● Source material:
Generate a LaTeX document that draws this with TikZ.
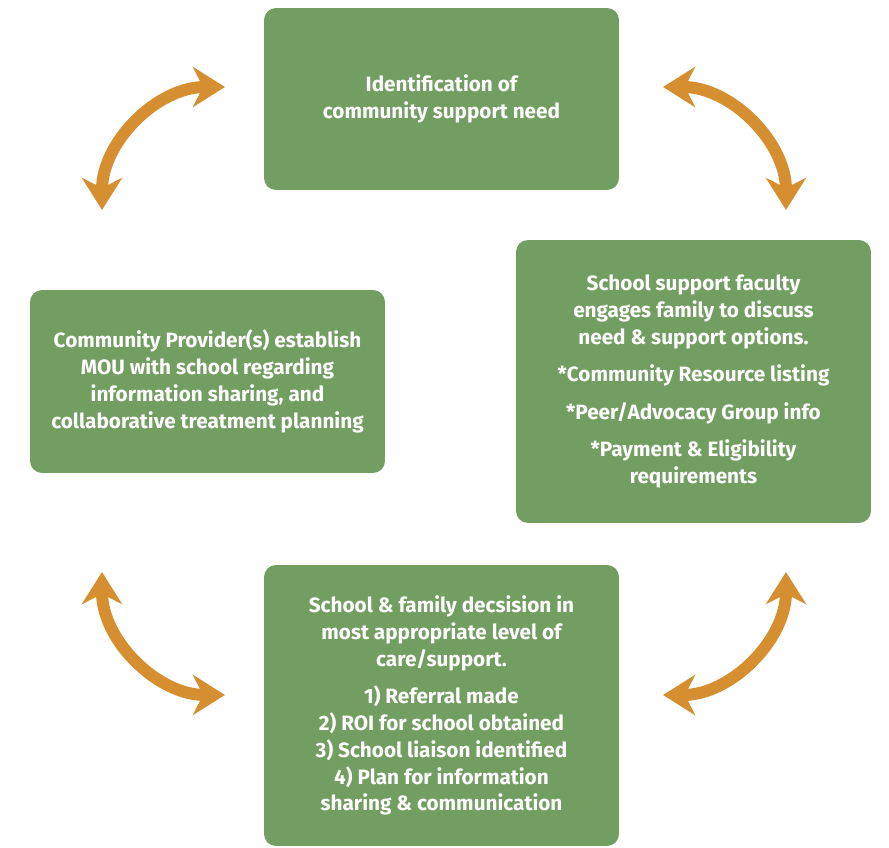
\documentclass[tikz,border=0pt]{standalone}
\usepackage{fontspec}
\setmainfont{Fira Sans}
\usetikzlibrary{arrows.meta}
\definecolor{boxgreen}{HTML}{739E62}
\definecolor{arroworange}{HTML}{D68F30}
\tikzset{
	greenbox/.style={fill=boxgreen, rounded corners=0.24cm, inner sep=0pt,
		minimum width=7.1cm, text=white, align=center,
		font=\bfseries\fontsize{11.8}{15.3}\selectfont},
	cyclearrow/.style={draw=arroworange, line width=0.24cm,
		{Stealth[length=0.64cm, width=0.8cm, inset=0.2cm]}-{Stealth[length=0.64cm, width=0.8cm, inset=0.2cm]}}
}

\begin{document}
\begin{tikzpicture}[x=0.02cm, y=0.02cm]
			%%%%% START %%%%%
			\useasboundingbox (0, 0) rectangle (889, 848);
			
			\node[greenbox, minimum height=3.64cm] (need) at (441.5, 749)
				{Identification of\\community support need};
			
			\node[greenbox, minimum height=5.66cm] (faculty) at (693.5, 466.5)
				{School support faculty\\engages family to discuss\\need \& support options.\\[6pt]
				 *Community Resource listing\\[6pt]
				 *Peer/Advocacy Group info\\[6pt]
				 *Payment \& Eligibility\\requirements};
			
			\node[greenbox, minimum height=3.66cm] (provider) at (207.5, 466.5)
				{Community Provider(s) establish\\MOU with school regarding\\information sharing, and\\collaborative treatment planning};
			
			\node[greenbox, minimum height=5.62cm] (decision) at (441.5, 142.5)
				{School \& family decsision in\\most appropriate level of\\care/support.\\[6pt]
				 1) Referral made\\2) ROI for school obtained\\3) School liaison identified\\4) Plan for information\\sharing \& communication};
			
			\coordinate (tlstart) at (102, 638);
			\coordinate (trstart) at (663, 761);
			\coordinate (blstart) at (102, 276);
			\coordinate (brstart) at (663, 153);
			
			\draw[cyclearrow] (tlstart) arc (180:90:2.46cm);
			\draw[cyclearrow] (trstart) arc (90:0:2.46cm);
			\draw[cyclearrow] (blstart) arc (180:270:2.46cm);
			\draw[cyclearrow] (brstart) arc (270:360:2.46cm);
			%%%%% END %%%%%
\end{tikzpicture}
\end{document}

● Job:
Pictures are to be left out; repeat all the remaining data exactly.

● Result for this task:
Generate a LaTeX document that draws this with TikZ.
\documentclass[tikz,border=0pt]{standalone}
\usepackage{fontspec}
\setmainfont{Fira Sans}
\usetikzlibrary{arrows.meta}
\definecolor{boxgreen}{HTML}{739E62}
\definecolor{arroworange}{HTML}{D68F30}
\tikzset{
	greenbox/.style={fill=boxgreen, rounded corners=0.24cm, inner sep=0pt,
		minimum width=7.1cm, text=white, align=center,
		font=\bfseries\fontsize{11.8}{15.3}\selectfont},
	cyclearrow/.style={draw=arroworange, line width=0.24cm,
		{Stealth[length=0.64cm, width=0.8cm, inset=0.2cm]}-{Stealth[length=0.64cm, width=0.8cm, inset=0.2cm]}}
}

\begin{document}
\begin{tikzpicture}[x=0.02cm, y=0.02cm]
			%%%%% START %%%%%
			\useasboundingbox (0, 0) rectangle (889, 848);
			
			\node[greenbox, minimum height=3.64cm] (need) at (441.5, 749)
				{Identification of\\community support need};
			
			\node[greenbox, minimum height=5.66cm] (faculty) at (693.5, 466.5)
				{School support faculty\\engages family to discuss\\need \& support options.\\[6pt]
				 *Community Resource listing\\[6pt]
				 *Peer/Advocacy Group info\\[6pt]
				 *Payment \& Eligibility\\requirements};
			
			\node[greenbox, minimum height=3.66cm] (provider) at (207.5, 466.5)
				{Community Provider(s) establish\\MOU with school regarding\\information sharing, and\\collaborative treatment planning};
			
			\node[greenbox, minimum height=5.62cm] (decision) at (441.5, 142.5)
				{School \& family decsision in\\most appropriate level of\\care/support.\\[6pt]
				 1) Referral made\\2) ROI for school obtained\\3) School liaison identified\\4) Plan for information\\sharing \& communication};
			
			\coordinate (tlstart) at (102, 638);
			\coordinate (trstart) at (663, 761);
			\coordinate (blstart) at (102, 276);
			\coordinate (brstart) at (663, 153);
			
			\draw[cyclearrow] (tlstart) arc (180:90:2.46cm);
			\draw[cyclearrow] (trstart) arc (90:0:2.46cm);
			\draw[cyclearrow] (blstart) arc (180:270:2.46cm);
			\draw[cyclearrow] (brstart) arc (270:360:2.46cm);
			%%%%% END %%%%%
\end{tikzpicture}
\end{document}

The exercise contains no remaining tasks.